Making cross-linked gelatin discs
Gelatin samples can be molded in the same way as urethane ones. To make gelatin discs, first dissolve gelatin in water. To do so let first the gelatin softness in cold water during few minutes. Then heating it up higher than 50 degrees but lower than 90 degrees. Depending on the required rigidity, the concentration of gelatin can be tuned. A typical concentration is 10 weight percent. The gelatin will set at a temperature around 35 degrees. After pouring the warm gelatin solution in the rubber molds, store the molds in the refridgerator for around 3 hours, to make sure the gels are fully set.
The samples can be used as such but they are not stable for long observation. If they stay in the air they will dry and solidify, and if they stay into water they will swell it and dissolve. In both cases this changes the photoelastic properties of the material. To stabilize them we can cross-link the gelatin. We also note that bacteria can develop in the gelatin ruining its properties.
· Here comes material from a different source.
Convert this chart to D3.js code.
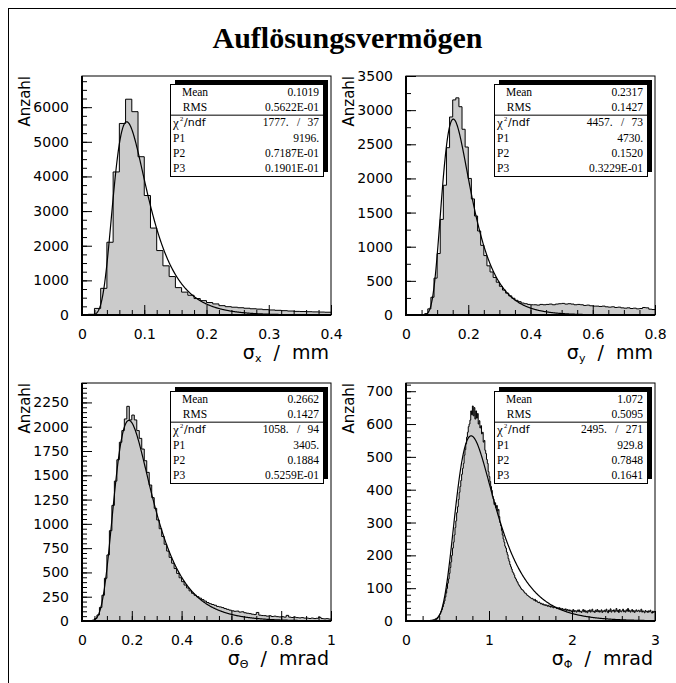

After removing the gels from the molds, place them in a 10 weight percent glutaraldehyde solution for about 2 hours (depending on the sample size). This cross-links the gels, so that they will no longer dissolve in water (Olde Damink et al). Glutaraldehyde is toxic, so make sure to use gloves. Other cross-linkers do exist, but not all of them retain the photoelastic properties of the gelatin. Remove the gels from the glutaraldehyde solution, and wash them repeatedly with water, by leaving the gels in an excess amount of water for at least 12 hours. Repeat the washing procedure a few times to ensure all glutaraldehyde is washed away and diffused out of the gels.
Video of the photoelastic response of a gelatin disk.
Picture of the photoelastic response of a gelatin disks.
We not that in the case of agar gel, this cross-linking process is not necessary since it does not dissolve in cold water and stays stable.
Making cross-linked gelatin spheres
Gelatin spheres can be made by dripping a hot gelatin solution in a cold oil (e.g decane). To make sure the droplet remains spherical, it is important that the Bond number (the ratio of the weight of the droplet and surface tension) is low. This can be achieved by making sure the droplets are sufficiently small (by using a very small nozzle) and to avoid using surfactants. The droplet size can be made even smaller by applying a coaxial air flow. This air flow along the nozzle allows gelatin particles to be made with sizes ranging from 2.3 to 7 mm (Workamp et al). To ensure the droplets are fully solidified before touching each other (which could lead to merging), it is convenient to have a sufficiently long tube of cold oil in which the droplets slowly solidify while settling to the bottom.
Gelatin spheres made using the technique published by (Workamp et al). Grid line spacing is 1 mm.
Photoelastic response of a suspension of bidisperse gelatin spheres in a Couette geometry. For more details see Workamp et al.